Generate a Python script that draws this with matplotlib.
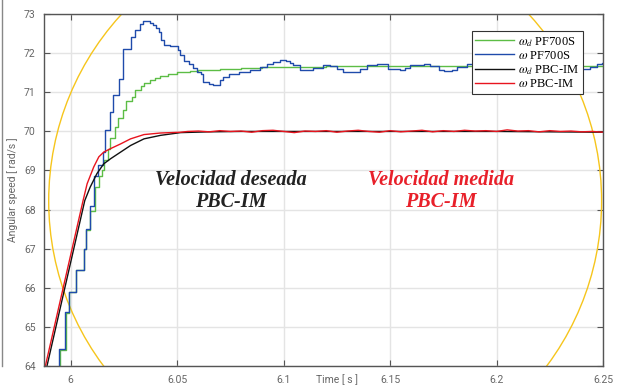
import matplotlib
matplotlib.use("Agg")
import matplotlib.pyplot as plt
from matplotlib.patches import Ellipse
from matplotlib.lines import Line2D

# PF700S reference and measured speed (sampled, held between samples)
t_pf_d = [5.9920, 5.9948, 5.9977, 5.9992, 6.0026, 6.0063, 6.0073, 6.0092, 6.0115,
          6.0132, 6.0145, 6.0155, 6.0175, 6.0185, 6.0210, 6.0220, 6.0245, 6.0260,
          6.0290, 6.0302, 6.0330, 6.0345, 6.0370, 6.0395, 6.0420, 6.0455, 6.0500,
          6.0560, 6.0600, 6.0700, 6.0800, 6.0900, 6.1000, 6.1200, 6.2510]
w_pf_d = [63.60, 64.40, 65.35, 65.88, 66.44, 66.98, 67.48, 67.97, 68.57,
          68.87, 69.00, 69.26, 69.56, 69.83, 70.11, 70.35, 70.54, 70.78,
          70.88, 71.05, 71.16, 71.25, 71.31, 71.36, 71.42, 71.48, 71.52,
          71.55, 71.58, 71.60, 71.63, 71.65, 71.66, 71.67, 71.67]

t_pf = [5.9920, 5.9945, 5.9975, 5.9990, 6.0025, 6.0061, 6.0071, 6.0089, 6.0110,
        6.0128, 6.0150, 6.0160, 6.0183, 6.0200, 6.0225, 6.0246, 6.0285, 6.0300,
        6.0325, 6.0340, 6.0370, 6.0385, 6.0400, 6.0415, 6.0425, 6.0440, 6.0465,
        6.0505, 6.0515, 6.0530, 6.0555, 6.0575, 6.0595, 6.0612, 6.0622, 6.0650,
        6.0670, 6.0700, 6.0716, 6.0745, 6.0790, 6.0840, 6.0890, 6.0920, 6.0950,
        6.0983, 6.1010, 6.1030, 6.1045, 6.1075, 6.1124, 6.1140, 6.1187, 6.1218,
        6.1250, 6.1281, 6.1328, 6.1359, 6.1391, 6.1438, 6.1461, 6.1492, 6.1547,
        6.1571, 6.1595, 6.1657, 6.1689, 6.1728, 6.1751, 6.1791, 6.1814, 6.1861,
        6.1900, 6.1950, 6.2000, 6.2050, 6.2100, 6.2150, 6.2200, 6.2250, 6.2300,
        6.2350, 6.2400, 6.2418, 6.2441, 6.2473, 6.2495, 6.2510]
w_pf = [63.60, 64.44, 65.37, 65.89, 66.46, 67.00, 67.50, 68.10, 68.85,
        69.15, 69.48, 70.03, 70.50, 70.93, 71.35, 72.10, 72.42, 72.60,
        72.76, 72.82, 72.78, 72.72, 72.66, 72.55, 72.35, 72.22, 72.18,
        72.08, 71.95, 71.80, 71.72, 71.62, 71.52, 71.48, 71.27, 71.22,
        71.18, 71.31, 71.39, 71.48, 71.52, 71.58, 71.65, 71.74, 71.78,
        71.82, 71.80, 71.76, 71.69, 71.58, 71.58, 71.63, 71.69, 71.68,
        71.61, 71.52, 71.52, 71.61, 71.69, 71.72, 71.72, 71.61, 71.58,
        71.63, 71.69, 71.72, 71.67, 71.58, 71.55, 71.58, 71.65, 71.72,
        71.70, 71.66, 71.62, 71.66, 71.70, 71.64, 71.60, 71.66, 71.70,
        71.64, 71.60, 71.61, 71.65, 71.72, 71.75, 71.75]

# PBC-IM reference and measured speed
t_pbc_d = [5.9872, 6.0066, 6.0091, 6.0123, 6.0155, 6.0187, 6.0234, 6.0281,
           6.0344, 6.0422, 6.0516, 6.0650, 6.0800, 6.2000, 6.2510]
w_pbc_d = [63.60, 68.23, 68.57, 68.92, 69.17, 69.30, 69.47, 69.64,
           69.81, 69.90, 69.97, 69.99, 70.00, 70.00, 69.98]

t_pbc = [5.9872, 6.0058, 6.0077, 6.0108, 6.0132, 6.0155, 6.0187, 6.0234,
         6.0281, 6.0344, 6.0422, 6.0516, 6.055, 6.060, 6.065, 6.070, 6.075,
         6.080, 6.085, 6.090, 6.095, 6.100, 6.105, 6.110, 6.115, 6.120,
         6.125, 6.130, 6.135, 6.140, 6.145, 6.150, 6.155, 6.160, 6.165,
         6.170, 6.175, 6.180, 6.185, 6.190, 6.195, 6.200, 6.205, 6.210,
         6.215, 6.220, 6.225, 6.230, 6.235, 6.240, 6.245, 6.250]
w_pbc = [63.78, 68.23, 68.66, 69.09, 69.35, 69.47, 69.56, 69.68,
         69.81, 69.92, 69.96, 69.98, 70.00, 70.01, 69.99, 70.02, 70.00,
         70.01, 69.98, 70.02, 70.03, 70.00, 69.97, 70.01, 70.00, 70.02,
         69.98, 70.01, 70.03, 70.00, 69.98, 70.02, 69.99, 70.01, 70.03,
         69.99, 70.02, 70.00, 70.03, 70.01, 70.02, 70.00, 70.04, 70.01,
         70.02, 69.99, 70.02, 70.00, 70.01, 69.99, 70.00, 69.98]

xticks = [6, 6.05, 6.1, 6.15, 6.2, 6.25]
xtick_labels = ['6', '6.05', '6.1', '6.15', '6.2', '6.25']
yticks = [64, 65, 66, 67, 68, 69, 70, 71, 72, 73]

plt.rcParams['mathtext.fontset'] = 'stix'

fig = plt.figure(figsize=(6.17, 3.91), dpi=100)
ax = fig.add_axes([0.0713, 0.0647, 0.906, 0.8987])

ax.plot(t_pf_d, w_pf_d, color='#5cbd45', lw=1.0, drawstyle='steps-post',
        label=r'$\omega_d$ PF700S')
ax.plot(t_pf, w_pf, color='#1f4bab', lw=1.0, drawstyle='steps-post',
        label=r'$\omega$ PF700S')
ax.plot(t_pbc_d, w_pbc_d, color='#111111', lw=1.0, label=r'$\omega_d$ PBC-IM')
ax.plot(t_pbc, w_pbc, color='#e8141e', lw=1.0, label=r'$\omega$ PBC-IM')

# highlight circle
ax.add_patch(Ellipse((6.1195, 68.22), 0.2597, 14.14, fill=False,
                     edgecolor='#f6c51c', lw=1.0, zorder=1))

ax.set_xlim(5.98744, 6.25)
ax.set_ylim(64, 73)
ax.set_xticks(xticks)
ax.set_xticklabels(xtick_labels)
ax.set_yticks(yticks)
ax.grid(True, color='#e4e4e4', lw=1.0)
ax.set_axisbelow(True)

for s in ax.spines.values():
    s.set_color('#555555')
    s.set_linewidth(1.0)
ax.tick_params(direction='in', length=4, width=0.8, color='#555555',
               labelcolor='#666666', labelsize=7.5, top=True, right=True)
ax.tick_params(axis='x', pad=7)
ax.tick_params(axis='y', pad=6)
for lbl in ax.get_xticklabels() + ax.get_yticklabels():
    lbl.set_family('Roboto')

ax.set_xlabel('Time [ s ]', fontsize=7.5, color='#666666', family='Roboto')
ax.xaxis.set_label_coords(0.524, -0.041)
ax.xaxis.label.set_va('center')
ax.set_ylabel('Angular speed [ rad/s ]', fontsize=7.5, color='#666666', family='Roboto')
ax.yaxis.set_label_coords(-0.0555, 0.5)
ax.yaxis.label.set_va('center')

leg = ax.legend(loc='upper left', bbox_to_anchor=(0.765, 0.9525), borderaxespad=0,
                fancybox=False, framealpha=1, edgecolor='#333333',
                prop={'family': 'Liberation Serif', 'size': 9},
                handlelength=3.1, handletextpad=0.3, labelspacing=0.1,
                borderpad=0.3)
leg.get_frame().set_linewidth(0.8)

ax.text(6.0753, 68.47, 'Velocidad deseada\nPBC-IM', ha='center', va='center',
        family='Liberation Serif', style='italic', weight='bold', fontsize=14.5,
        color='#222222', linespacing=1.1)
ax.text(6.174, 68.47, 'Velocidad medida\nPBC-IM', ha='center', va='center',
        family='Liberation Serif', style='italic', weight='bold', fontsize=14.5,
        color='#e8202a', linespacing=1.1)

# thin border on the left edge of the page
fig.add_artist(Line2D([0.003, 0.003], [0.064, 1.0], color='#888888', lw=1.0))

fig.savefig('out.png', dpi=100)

* * *

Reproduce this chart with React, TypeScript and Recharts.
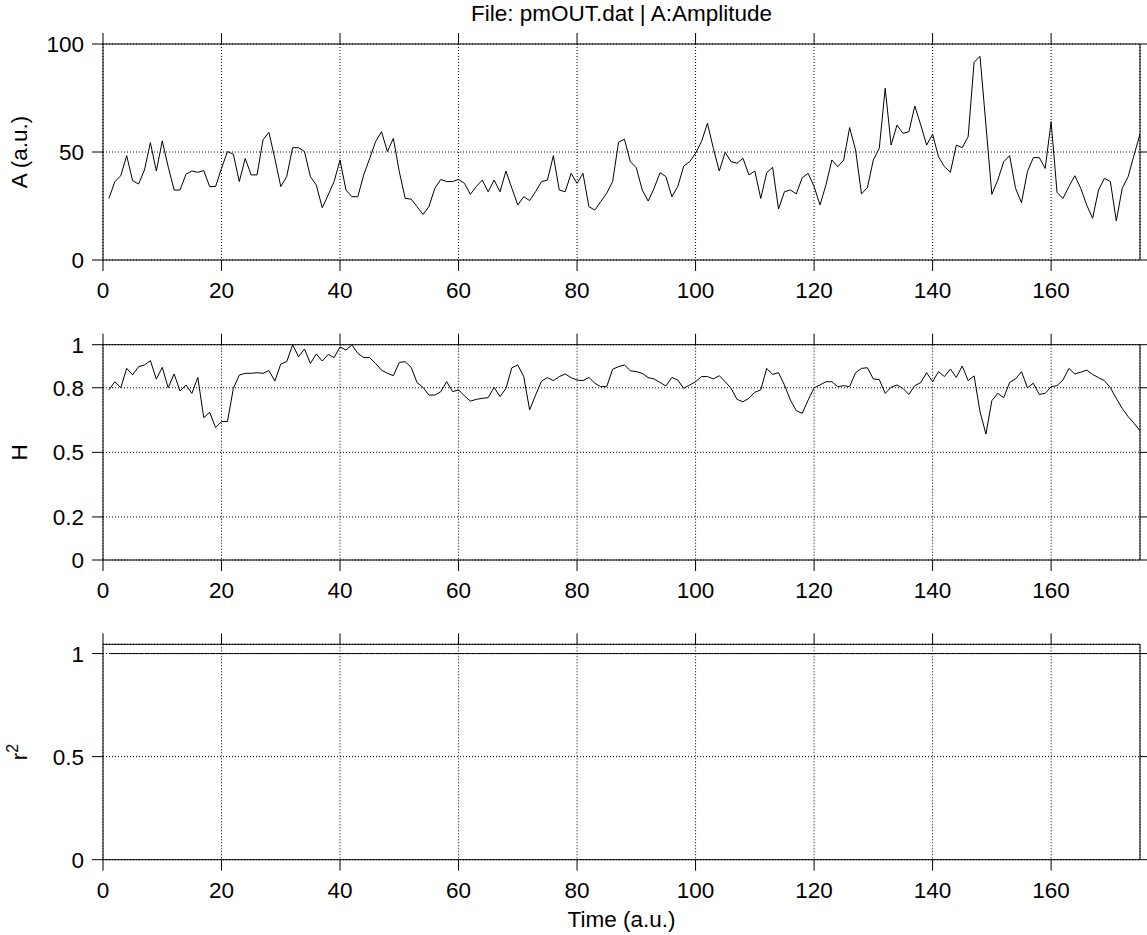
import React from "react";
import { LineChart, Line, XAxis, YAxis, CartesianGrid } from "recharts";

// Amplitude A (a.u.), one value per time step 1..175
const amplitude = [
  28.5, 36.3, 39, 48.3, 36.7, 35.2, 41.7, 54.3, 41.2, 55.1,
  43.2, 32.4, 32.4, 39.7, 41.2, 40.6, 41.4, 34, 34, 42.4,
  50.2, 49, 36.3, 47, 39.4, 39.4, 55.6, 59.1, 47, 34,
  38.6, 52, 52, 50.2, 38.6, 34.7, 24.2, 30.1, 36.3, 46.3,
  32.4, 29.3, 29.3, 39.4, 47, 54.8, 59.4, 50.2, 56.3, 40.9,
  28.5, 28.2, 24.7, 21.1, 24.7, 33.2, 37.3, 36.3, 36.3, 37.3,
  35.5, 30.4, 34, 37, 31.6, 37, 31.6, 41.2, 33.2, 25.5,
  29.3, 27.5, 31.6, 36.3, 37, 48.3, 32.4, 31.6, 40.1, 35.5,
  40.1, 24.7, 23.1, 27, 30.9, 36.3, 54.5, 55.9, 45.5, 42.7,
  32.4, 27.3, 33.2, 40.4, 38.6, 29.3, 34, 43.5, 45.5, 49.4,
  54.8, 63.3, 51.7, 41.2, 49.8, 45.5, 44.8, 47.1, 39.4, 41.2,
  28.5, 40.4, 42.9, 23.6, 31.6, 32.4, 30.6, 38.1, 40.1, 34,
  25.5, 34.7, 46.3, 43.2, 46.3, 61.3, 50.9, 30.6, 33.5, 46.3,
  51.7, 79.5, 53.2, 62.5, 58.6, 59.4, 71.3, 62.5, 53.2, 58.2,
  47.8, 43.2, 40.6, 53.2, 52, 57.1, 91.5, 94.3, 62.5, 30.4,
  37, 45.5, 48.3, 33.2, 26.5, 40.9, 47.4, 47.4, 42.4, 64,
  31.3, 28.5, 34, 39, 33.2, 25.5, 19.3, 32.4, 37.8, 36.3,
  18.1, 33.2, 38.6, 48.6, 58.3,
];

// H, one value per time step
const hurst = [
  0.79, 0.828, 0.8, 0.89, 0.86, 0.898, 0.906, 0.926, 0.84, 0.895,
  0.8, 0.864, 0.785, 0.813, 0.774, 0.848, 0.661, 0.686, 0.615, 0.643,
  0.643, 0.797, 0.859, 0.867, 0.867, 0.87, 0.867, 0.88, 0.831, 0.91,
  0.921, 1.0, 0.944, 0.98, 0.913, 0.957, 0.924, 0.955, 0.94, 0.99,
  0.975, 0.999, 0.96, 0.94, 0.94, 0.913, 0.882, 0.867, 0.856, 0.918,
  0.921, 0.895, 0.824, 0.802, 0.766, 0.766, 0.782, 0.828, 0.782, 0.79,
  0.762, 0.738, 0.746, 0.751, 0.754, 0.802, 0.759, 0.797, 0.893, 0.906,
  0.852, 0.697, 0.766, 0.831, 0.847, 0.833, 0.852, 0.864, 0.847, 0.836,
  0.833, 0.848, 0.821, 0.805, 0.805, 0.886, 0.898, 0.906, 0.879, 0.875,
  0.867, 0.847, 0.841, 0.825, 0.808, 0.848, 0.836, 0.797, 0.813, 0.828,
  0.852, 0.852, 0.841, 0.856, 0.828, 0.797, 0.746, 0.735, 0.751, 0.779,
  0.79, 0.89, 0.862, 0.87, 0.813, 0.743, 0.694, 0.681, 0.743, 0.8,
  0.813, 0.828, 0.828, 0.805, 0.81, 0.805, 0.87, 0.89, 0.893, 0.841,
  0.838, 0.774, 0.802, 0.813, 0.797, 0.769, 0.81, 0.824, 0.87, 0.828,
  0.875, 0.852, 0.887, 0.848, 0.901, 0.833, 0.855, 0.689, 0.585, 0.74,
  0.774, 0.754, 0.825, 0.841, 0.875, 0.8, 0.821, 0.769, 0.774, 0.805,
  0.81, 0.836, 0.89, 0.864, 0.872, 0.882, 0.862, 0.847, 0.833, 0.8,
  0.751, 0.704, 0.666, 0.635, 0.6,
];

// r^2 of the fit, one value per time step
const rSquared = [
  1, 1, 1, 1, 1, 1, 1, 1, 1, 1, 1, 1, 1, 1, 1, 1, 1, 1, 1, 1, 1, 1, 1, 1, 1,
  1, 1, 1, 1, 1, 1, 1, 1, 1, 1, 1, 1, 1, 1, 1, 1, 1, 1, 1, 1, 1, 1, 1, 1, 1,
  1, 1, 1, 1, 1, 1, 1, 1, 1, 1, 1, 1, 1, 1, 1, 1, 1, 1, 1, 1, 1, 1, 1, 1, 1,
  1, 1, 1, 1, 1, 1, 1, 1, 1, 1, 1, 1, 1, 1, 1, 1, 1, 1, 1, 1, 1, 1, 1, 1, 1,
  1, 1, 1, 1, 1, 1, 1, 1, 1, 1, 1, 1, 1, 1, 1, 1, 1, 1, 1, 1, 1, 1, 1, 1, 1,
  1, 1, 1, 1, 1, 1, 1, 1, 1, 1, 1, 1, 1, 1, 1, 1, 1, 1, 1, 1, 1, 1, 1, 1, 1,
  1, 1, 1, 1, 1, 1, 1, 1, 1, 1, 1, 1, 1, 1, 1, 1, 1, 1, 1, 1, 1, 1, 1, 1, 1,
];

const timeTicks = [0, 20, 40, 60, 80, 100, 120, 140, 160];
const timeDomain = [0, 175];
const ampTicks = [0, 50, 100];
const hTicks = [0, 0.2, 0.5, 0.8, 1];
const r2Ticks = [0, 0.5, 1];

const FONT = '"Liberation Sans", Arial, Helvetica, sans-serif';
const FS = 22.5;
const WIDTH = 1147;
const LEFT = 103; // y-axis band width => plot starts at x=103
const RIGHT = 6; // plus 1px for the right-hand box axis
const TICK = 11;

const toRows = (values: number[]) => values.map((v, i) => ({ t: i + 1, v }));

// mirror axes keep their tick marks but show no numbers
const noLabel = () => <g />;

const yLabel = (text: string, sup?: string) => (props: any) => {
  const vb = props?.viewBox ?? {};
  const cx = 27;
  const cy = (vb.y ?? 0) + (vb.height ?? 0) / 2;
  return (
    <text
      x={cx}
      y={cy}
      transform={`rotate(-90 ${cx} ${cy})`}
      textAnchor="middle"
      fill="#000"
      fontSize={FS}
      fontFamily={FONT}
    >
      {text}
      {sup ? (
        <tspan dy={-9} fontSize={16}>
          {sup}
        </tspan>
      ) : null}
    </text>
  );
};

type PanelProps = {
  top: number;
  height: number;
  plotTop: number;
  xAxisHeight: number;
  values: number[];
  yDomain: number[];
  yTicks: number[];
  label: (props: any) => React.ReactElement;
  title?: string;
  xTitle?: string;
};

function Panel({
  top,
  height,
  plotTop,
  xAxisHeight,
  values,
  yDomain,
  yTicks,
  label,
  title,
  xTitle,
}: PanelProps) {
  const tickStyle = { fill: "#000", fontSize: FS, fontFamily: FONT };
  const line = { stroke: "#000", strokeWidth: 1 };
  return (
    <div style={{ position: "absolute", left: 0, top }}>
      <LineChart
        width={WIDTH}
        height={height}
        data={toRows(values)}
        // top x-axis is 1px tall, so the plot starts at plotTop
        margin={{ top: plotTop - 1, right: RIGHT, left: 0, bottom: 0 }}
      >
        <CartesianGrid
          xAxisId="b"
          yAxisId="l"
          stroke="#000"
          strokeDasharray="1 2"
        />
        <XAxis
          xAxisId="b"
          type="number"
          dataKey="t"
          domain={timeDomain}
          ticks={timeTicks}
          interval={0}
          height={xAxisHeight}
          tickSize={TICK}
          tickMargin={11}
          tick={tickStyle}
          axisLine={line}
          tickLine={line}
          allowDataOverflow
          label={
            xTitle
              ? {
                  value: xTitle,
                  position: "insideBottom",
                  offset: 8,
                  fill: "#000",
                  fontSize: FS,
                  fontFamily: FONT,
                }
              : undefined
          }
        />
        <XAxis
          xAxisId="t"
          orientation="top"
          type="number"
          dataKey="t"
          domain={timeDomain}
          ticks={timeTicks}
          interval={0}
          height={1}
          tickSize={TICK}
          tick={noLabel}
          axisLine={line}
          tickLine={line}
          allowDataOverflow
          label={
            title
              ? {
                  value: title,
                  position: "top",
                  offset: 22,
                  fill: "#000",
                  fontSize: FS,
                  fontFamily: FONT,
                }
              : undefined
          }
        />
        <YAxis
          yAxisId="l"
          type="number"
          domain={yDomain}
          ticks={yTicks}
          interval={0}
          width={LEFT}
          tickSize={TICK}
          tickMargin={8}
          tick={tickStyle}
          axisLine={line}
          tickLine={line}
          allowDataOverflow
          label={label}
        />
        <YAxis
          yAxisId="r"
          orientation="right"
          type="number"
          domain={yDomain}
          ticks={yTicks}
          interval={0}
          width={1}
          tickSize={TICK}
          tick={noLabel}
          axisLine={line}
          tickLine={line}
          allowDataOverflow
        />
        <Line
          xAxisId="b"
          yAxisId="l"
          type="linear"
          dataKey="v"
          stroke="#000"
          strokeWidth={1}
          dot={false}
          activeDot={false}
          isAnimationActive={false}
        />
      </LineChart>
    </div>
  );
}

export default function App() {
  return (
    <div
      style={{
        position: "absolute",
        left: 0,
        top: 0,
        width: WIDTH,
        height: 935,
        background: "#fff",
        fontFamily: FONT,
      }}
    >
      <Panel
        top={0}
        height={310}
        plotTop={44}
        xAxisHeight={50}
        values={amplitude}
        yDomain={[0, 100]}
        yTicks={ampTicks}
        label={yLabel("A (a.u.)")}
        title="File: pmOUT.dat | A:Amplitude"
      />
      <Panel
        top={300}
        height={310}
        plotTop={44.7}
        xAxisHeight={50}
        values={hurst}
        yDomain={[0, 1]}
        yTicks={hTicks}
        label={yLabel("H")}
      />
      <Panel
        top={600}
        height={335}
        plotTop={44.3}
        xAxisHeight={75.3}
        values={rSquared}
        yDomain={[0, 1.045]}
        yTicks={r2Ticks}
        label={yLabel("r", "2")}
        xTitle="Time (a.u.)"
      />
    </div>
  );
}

▶ [TASK BRIEF]:
Begin with the line that contains "Reproduce this chart", end with the line that contains "XAxis, YAxis, CartesianGrid", and set down every line in that range exactly as it stands, minus the pictures.

▶ [EXPECTED ANSWER]:
Reproduce this chart with React, TypeScript and Recharts.
import React from "react";
import { LineChart, Line, XAxis, YAxis, CartesianGrid } from "recharts";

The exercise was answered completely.